Tuesday, July 31, 2007

Chief Justice John Roberts Suffers Seizure

Chief Justice John Roberts, pictured 16 July 2007, was out of danger and unharmed after a fall Monday near his vacation home in the US state of Maine, the Supreme Court said in a statement.(AFP/File/Stephane De Sakutin)


Yesterday, Supreme Court Chief Justice John Roberts had a seizure while vacationing in Maine. He is only 52 years old. Roberts suffered a previous seizure in 1993 at age 38. There was no public testimony about his seizure during his confirmation hearings, although Senator Spector said yesterday that senators were informed about it.

What does this mean for the future of the court? Probably nothing. His doctors will probably place him on anti-seizure medication. The HuffPo outlines the medical situation thusly:

Medical opinions differed on just what Roberts' seizures mean.

Someone who has had more than one seizure without any other cause is determined to have epilepsy, said Dr. Marc Schlosberg, a neurologist at Washington Hospital Center, who is not involved in the Roberts' case.

Whether Roberts will need anti-seizure medications to prevent another is something he and his doctor will have to decide. But after two seizures, the likelihood of another at some point is greater than 60 percent. "When it's going to occur, obviously nobody knows," Schlosberg said.

The National Institutes of Health's Web site says that "only when a person has had two or more seizures is a person considered to have epilepsy."
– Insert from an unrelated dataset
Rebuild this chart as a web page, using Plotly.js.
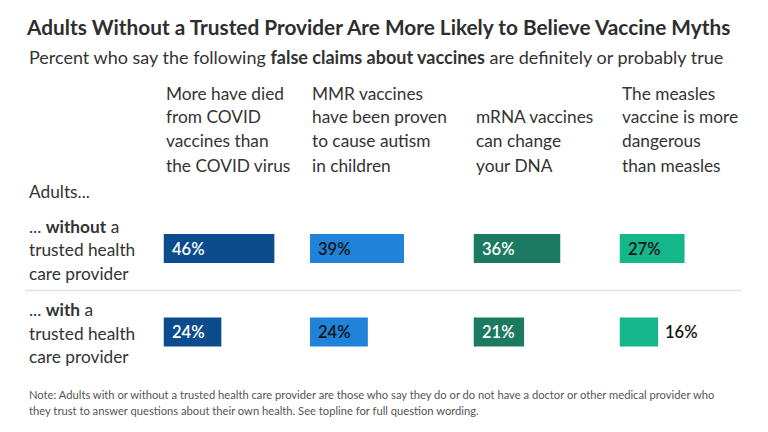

Epilepsy is merely a term for a seizure disorder, but it is a loaded term because it makes people think of lots of seizures, cautioned Dr. Edward Mkrdichian, a neurosurgeon at the Chicago Institute of Neurosurgery and Neuroresearch.

Still, Mkrdichian said anyone who has had two otherwise unexplained seizures is at high risk for a third, and that he puts such patients on anti-seizure medications.

"Having two seizures so many years apart without any known culprit is going to be very difficult to figure out," agreed Dr. Max Lee of the Milwaukee Neurological Institute.

I think the guy is a disaster for the Court, but I want him to go out old and bitter, outflanked by all the Democratic appointees to the Court, not to some medical condition.